The lack of consistent funding is eroding discovery research. What will happen when the next crisis hits? We seem to have been ‘lucky’ this time…so far. But the SARS-CoV-2 pandemic has exposed our fragility in the face of infectious disease, and it is far from over. The current pandemic has shown that funding bodies can act rapidly when necessary, and funding can be made available and distributed promptly. However, it is unclear whether COVID-19 funding is diverting more funds away from other discovery research efforts, highlighting the need for distinct pandemic preparedness policies within the government’s strategic research priorities. Moving away from peer-reviewed and investigator-initiated science to increased political governance risks the diversity and depth that we need to face future unknown risks, from global warming to infectious diseases. Cancelling peer-reviewed grant schemes to pay for short-term crisis management is dangerous policy indeed, and now is not the time to undermine the foundations of Australia’s medical and scientific research.

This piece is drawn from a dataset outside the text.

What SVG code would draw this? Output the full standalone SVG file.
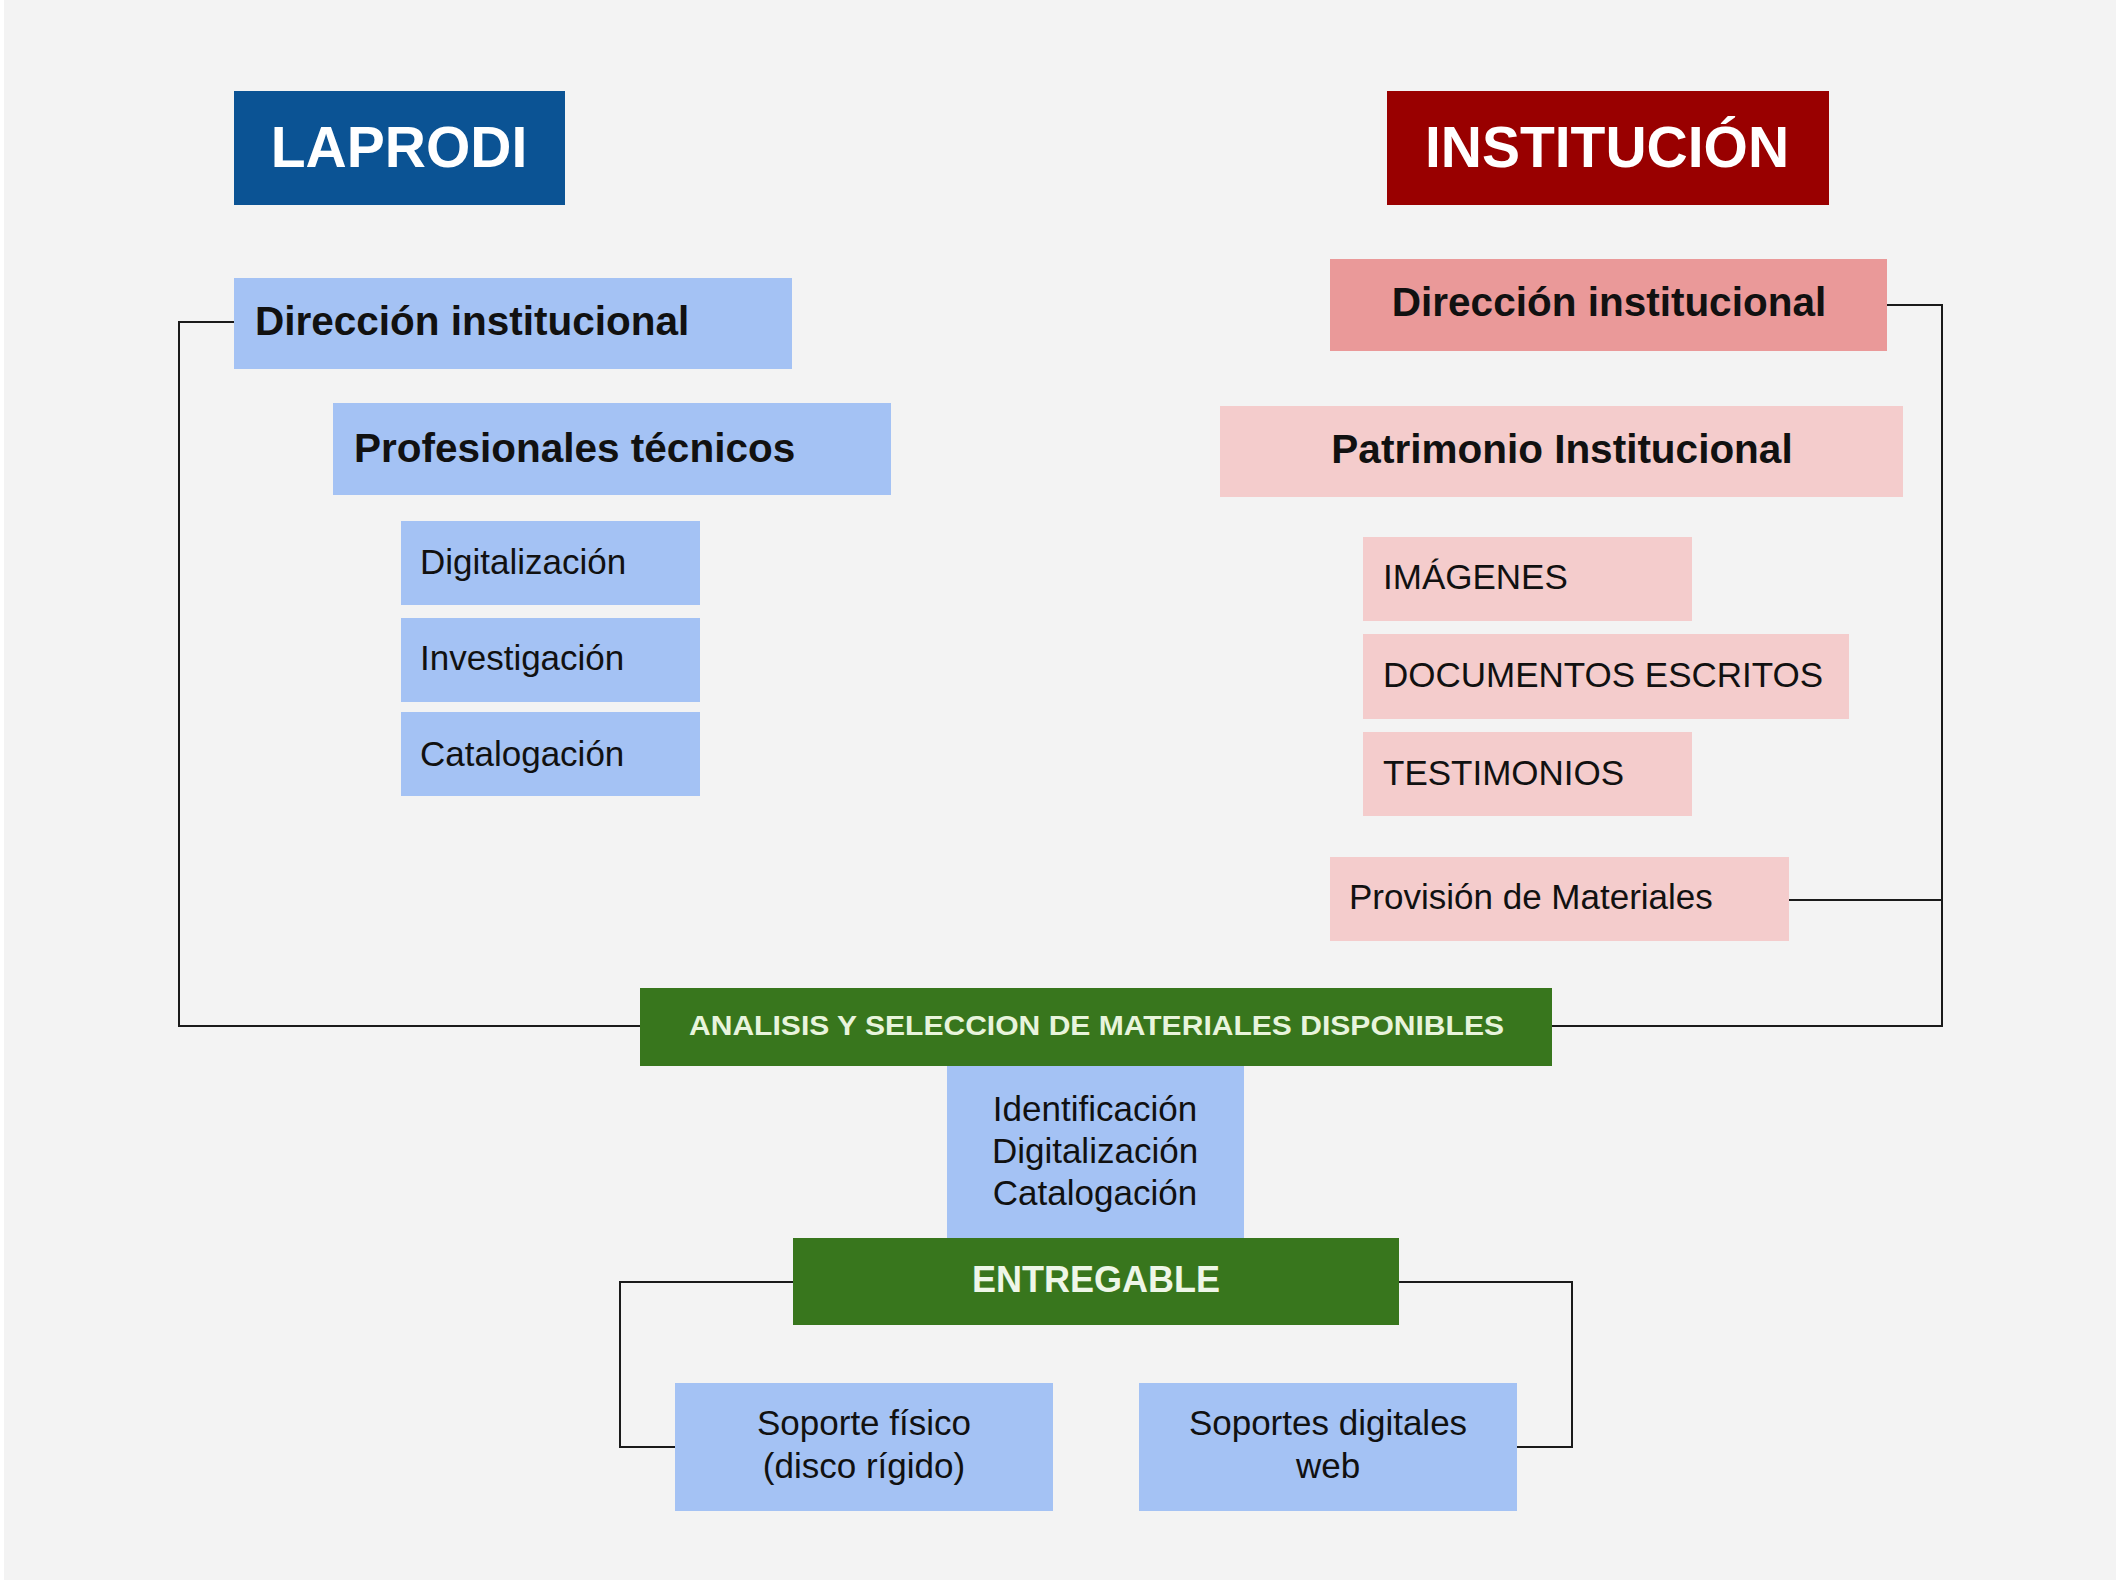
<svg xmlns="http://www.w3.org/2000/svg" width="2116" height="1584" viewBox="0 0 2116 1584">
<style>
.b{font-family:"Liberation Sans",Arial,sans-serif;font-weight:bold}
.r{font-family:"Liberation Sans",Arial,sans-serif}
.ln{fill:none;stroke:#1a1a1a;stroke-width:2}
.blue{fill:#a4c2f4}
.pink{fill:#f4cccc}
.green{fill:#38761d}
.t{fill:#111}
</style>
<rect x="0" y="0" width="2116" height="1584" fill="#ffffff"/>
<rect x="4" y="0" width="2112" height="1580" fill="#f3f3f3"/>
<g id="connectors">
<polyline class="ln" points="234,322 179,322 179,1026 640,1026"/>
<polyline class="ln" points="1887,305 1942,305 1942,1026 1552,1026"/>
<line class="ln" x1="1789" y1="900" x2="1942" y2="900"/>
<line class="ln" x1="1095" y1="1060" x2="1095" y2="1072" stroke-width="1"/>
<line class="ln" x1="1095" y1="1232" x2="1095" y2="1244" stroke-width="1"/>
<polyline class="ln" points="793,1282 620,1282 620,1447 675,1447"/>
<polyline class="ln" points="1399,1282 1572,1282 1572,1447 1517,1447"/>
</g>
<g id="laprodi">
<rect x="234" y="91" width="331" height="114" fill="#0b5394"/>
<text class="b" x="399" y="167" font-size="57" fill="#ffffff" text-anchor="middle">LAPRODI</text>
</g>
<g id="institucion">
<rect x="1387" y="91" width="442" height="114" fill="#990000"/>
<text class="b" x="1607" y="167" font-size="57" fill="#ffffff" text-anchor="middle">INSTITUCIÓN</text>
</g>
<g id="lap-direccion">
<rect class="blue" x="234" y="278" width="558" height="91"/>
<text class="b t" x="255" y="335" font-size="40.5">Dirección institucional</text>
</g>
<g id="lap-profesionales">
<rect class="blue" x="333" y="403" width="558" height="92"/>
<text class="b t" x="354" y="462" font-size="40.5">Profesionales técnicos</text>
</g>
<g id="lap-digitalizacion">
<rect class="blue" x="401" y="521" width="299" height="84"/>
<text class="r t" x="420" y="574" font-size="35">Digitalización</text>
</g>
<g id="lap-investigacion">
<rect class="blue" x="401" y="618" width="299" height="84"/>
<text class="r t" x="420" y="670" font-size="35">Investigación</text>
</g>
<g id="lap-catalogacion">
<rect class="blue" x="401" y="712" width="299" height="84"/>
<text class="r t" x="420" y="766" font-size="35">Catalogación</text>
</g>
<g id="inst-direccion">
<rect x="1330" y="259" width="557" height="92" fill="#ea9999"/>
<text class="b t" x="1609" y="316" font-size="40.5" text-anchor="middle">Dirección institucional</text>
</g>
<g id="inst-patrimonio">
<rect class="pink" x="1220" y="406" width="683" height="91"/>
<text class="b t" x="1562" y="463" font-size="40.5" text-anchor="middle">Patrimonio Institucional</text>
</g>
<g id="inst-imagenes">
<rect class="pink" x="1363" y="537" width="329" height="84"/>
<text class="r t" x="1383" y="589" font-size="35">IMÁGENES</text>
</g>
<g id="inst-documentos">
<rect class="pink" x="1363" y="634" width="486" height="85"/>
<text class="r t" x="1383" y="687" font-size="35">DOCUMENTOS ESCRITOS</text>
</g>
<g id="inst-testimonios">
<rect class="pink" x="1363" y="732" width="329" height="84"/>
<text class="r t" x="1383" y="785" font-size="35">TESTIMONIOS</text>
</g>
<g id="inst-provision">
<rect class="pink" x="1330" y="857" width="459" height="84"/>
<text class="r t" x="1349" y="909" font-size="35">Provisión de Materiales</text>
</g>
<g id="analisis">
<rect class="green" x="640" y="988" width="912" height="78"/>
<text class="b" x="689" y="1035" font-size="28" fill="#e8f4dc" textLength="815" lengthAdjust="spacingAndGlyphs">ANALISIS Y SELECCION DE MATERIALES DISPONIBLES</text>
</g>
<g id="proceso">
<rect class="blue" x="947" y="1066" width="297" height="172"/>
<text class="r t" x="1095" y="1121" font-size="35" text-anchor="middle">Identificación</text>
<text class="r t" x="1095" y="1163" font-size="35" text-anchor="middle">Digitalización</text>
<text class="r t" x="1095" y="1205" font-size="35" text-anchor="middle">Catalogación</text>
</g>
<g id="entregable">
<rect class="green" x="793" y="1238" width="606" height="87"/>
<text class="b" x="1096" y="1292" font-size="36" fill="#eef6e8" text-anchor="middle">ENTREGABLE</text>
</g>
<g id="soporte-fisico">
<rect class="blue" x="675" y="1383" width="378" height="128"/>
<text class="r t" x="864" y="1435" font-size="35" text-anchor="middle">Soporte físico</text>
<text class="r t" x="864" y="1478" font-size="35" text-anchor="middle">(disco rígido)</text>
</g>
<g id="soportes-digitales">
<rect class="blue" x="1139" y="1383" width="378" height="128"/>
<text class="r t" x="1328" y="1435" font-size="35" text-anchor="middle">Soportes digitales</text>
<text class="r t" x="1328" y="1478" font-size="35" text-anchor="middle">web</text>
</g>
</svg>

The wastage of health and research dollars during the swine flu pandemic was well documented. The Australian Government Review of Australia’s Health Sector Response to Pandemic (H1N1) 2009: Lessons Identified (https://www1.health.gov.au/internet/publications/publishing.nsf/Content/review-2011-l/$File/lessons%20identified-oct11.pdf), emphasised the need for ‘robust science-based decision-making’ and concluded ‘Pandemics are unpredictable and therefore there is a need to remain flexible and adaptable to respond to all levels of threat to the health of Australia’s population’. A brief bonanza in specific funding tends to promote a large amount of opportunistic research at the expense of diverse high-quality research that may serve the nation much better in the future. Australia’s research capacity is part of our nation’s critical infrastructure and deserves our support and respect. It is very easily damaged and will take a long time to rebuild. We degrade it at our peril.

New vaccines and drugs cannot be discovered and developed overnight, as evidenced by the current scenario with COVID-19, and to make these breakthroughs requires a nationwide, public shift in the prioritisation of research funding. Australian research needs strong and consistent funding to ensure that fundamental discovery research, which is the basis of all new medical advances, is properly supported to enable us to make the inventions today that will safeguard our health in the future. The current pandemic may be a catalyst for this change.